#### Your instructions:
Check each line of the records below for the word "this" and copy those where it appears.

(Collection entries)
+-------+

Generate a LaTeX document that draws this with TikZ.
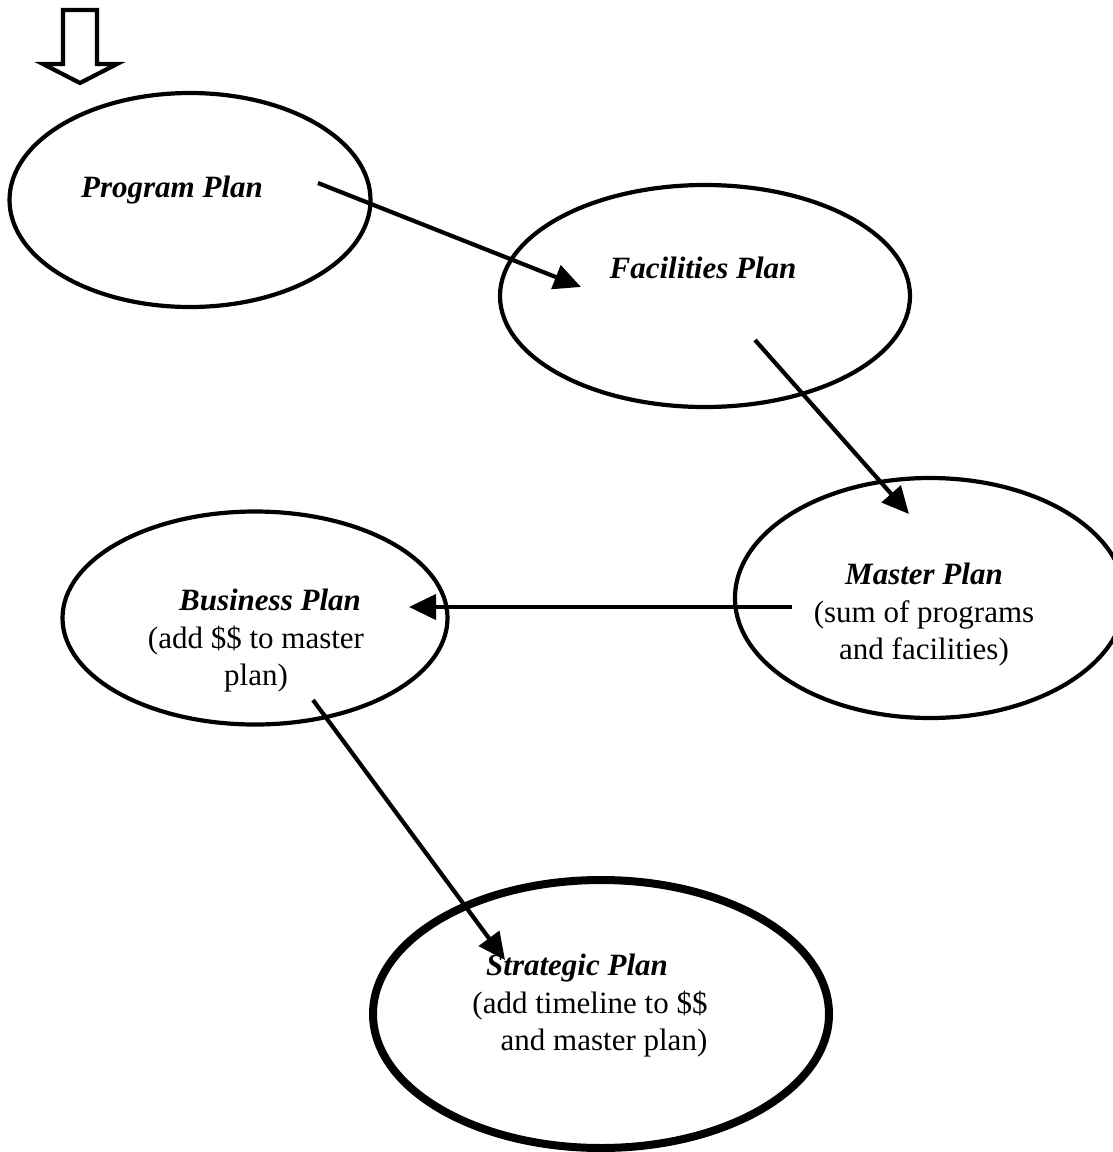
\documentclass[tikz,border=0pt]{standalone}
\usepackage{fontspec}
\setmainfont{Liberation Serif}
\usetikzlibrary{arrows.meta,shapes.geometric}
\begin{document}
\begin{tikzpicture}[x=1pt,y=-1pt,
  plan/.style={draw,ellipse,line width=4.2pt,inner sep=0pt},
  plantext/.style={font=\fontsize{31}{37.5}\selectfont,align=center,inner sep=0pt},
  title/.style={plantext,font=\fontsize{31}{37.5}\selectfont\bfseries\itshape},
  flow/.style={line width=4.2pt,-{Triangle[length=27pt,width=25pt]}}]
\useasboundingbox (0,0) rectangle (1113,1152);

% entry arrow
\draw[line width=4.2pt,line join=miter]
  (63,10) -- (97,10) -- (97,64) -- (117,64) -- (80,83) -- (43,64) -- (63,64) -- cycle;

% the five plans
\node[plan,minimum width=361pt,minimum height=214pt] (prog) at (190,200) {};
\node[plan,minimum width=410pt,minimum height=222pt] (fac) at (705,296) {};
\node[plan,minimum width=390pt,minimum height=240pt] (mast) at (930,598) {};
\node[plan,minimum width=385pt,minimum height=213pt] (bus) at (255,618) {};
\node[plan,line width=8pt,minimum width=456pt,minimum height=268pt] (strat) at (601,1014) {};

% their texts
\node[title] (progt) at (172,190) {Program Plan};
\node[title] (fact) at (703,268) {Facilities Plan};
\node[plantext] (mastt) at (924,615) {\textbf{\textit{Master Plan}}\\(sum of programs\\and facilities)};
\node[plantext] (bust) at (256,641) {\hspace*{28pt}\textbf{\textit{Business Plan}}\\(add \$\$ to master\\plan)};
\node[plantext] (stratt) at (590,1006) {\textbf{\textit{Strategic Plan}}\hspace*{26pt}\\(add timeline to \$\$\\\hspace*{28pt}and master plan)};

% arrow ends
\coordinate (p1) at (318,183);
\coordinate (f1) at (581,287);
\coordinate (f2) at (755,340);
\coordinate (m1) at (909,514);
\coordinate (m2) at (792,607);
\coordinate (b1) at (409,607);
\coordinate (b2) at (313,700);
\coordinate (s1) at (505,960);

\draw[flow] (p1) -- (f1);
\draw[flow] (f2) -- (m1);
\draw[flow] (m2) -- (b1);
\draw[flow] (b2) -- (s1);
\end{tikzpicture}
\end{document}
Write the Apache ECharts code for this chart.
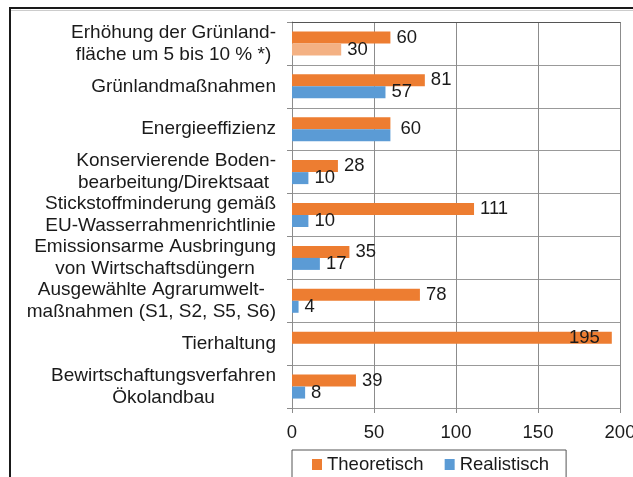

+-------+

#### Response to the exercise:
Generate a LaTeX document that draws this with TikZ.
Write the Apache ECharts code for this chart.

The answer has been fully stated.